Poking the bear
In the last four days, sterling has alternated between the front of the major currency field and the back. On Wednesday and overnight, it shared last place with the euro, for an average loss of 0.3%. From the beginning of the sequence last Friday morning, the pound is on average unchanged.
Since the beginning of time it has been the misfortune of sterling to be the currency of first resort for speculators. If nothing else is going on they can always rely on the pound to provide a bit of action. Like a bear in a cage, it will normally respond to a prod, even if it has nowhere to go. There has been more than one prod this week yet, because they have come from all sides. The tormented pound has no clear idea of where investors want it to go. And that is because investors themselves are unsure.
Lockdowns or Covid spread? Infections or vaccines? Brexit deal or no deal? The importance of each side of every factor looks different every time investors examine it. On Wednesday, they were on balance unenthusiastic about the pound but they were equally uninspired by the euro and only fractionally keener on the Swiss franc.
Consumer price index data from Britain, the Eurozone and Canada delivered no shocks. Although they were all below target, the perception was that most have the potential to move higher over time. The Australian employment were stronger than forecast, emphasising the unpredictability of the data.

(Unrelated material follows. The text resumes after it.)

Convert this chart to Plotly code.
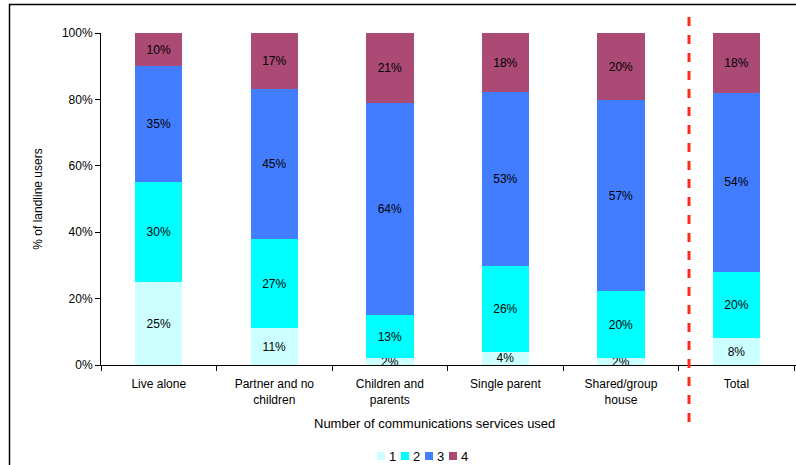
import plotly.graph_objects as go

categories = ["Live alone", "Partner and no<br>children", "Children and<br>parents",
              "Single parent", "Shared/group<br>house", "Total"]
series_names = ["1", "2", "3", "4"]
s1 = [25, 11, 2, 4, 2, 8]
s2 = [30, 27, 13, 26, 20, 20]
s3 = [35, 45, 64, 53, 57, 54]
s4 = [10, 17, 21, 18, 20, 18]
colors = ["#CCFFFF", "#00FFFF", "#427CFF", "#AA4A75"]
y_ticks = [0, 20, 40, 60, 80, 100]
x_title = "Number of communications services used"
y_title = "% of landline users"

W, H = 796, 465
L, T, B = 101, 33, 100
plot_w = W - L
plot_h = H - T - B


def px_x(p):
    return (p - L) / plot_w


def px_y(p):
    return (H - B - p) / plot_h


fig = go.Figure()
for name, vals, col in zip(series_names, [s1, s2, s3, s4], colors):
    fig.add_trace(go.Bar(
        x=categories, y=vals, name=name,
        marker=dict(color=col, line=dict(width=0)),
        text=[f"{v}%" for v in vals],
        textposition="inside", insidetextanchor="middle",
        textfont=dict(color="black", size=12),
        width=0.41, showlegend=False,
    ))

shapes = [
    # outer frame
    dict(type="rect", xref="paper", yref="paper",
         x0=px_x(9.5), x1=px_x(W + 20), y0=px_y(H + 20), y1=px_y(4.5),
         line=dict(color="black", width=1.5), fillcolor="rgba(0,0,0,0)", layer="above"),
    # separator before the total
    dict(type="line", xref="paper", yref="paper",
         x0=px_x(689), x1=px_x(689), y0=px_y(422), y1=px_y(14),
         line=dict(color="#FF2A1A", width=3, dash="dash")),
]

annotations = [
    dict(text=x_title, xref="paper", yref="paper", x=px_x(434), y=px_y(423),
         xanchor="center", yanchor="middle", showarrow=False, font=dict(size=13)),
]

# compact legend row under the axis title
leg_x0, leg_step, leg_y = 377, 24, 456
for i, (name, col) in enumerate(zip(series_names, colors)):
    x = leg_x0 + i * leg_step
    shapes.append(dict(type="rect", xref="paper", yref="paper",
                       x0=px_x(x), x1=px_x(x + 8), y0=px_y(leg_y + 4), y1=px_y(leg_y - 4),
                       fillcolor=col, line=dict(width=0)))
    annotations.append(dict(text=name, xref="paper", yref="paper",
                            x=px_x(x + 10), y=px_y(leg_y), xanchor="left", yanchor="middle",
                            showarrow=False, font=dict(size=13)))

fig.update_layout(
    width=W, height=H,
    barmode="stack", barnorm="percent",
    margin=dict(l=L, r=0, t=T, b=B),
    paper_bgcolor="white", plot_bgcolor="white",
    font=dict(family="Liberation Sans, Arial, sans-serif", size=12, color="black"),
    uniformtext=dict(minsize=12, mode="show"),
    showlegend=False,
    shapes=shapes,
    annotations=annotations,
    xaxis=dict(
        range=[-0.5, 5.515], showline=True, linecolor="black", linewidth=1,
        ticks="outside", tickson="boundaries", ticklen=5, tickcolor="black",
        ticklabelstandoff=8,
        showgrid=False, zeroline=False, automargin=False,
    ),
    yaxis=dict(
        range=[0, 100], tickvals=y_ticks, ticktext=[f"{v}%" for v in y_ticks],
        showline=True, linecolor="black", linewidth=1,
        ticks="outside", ticklen=5, tickcolor="black",
        showgrid=False, zeroline=False, automargin=False,
        title=dict(text=y_title, standoff=16, font=dict(size=12)),
    ),
)

fig.write_html("out.html")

Britain’s 0.7% headline rate of inflation came with a health warning that it is artificially depressed by the temporary reduction of VAT for the hospitality sector. Eurozone inflation was steady at -0.3%, with national variations between Greece’s -2.0% and Slovakia’s 1.6%. Canada came in a touch higher than expected at 0.7%, a seven-month high.
The Australian employment data showed unemployment rising to 7.0% even as the participation went up to 65.8% with the addition of 179k jobs. The split between new full-time and part-time jobs was a fairly even-handed 97k to 82k. Investors were unimpressed and the Aussie went nowhere.
The European Council will meet on Zoom this evening to discuss the tragic Covid-19 pandemic. They had been hoping to examine Britain’s post-Brexit trade deal but that is not be possible at the moment.
This morning ECB President Christine Lagarde set out to the European parliament the bank’s intentions in response to the “serious circumstances” with which it is confronted. As always, she would like politicians to provide more fiscal stimulus. Later today, the South African Reserve Bank is likely to keep its repo rate unchanged at 3.5% for a fifth month. US data after lunch cover jobless claims, existing home sales and manufacturing indices from the Philadelphia and Kansas Federal Reserves.
Friday begins with Japanese inflation, Australian new home and retail sales, and UK consumer confidence. UK retail sales and public sector borrowing come out ahead of London’s opening. Canadian retail sales appear at lunchtime, followed by the EC measure of Eurozone consumer confidence.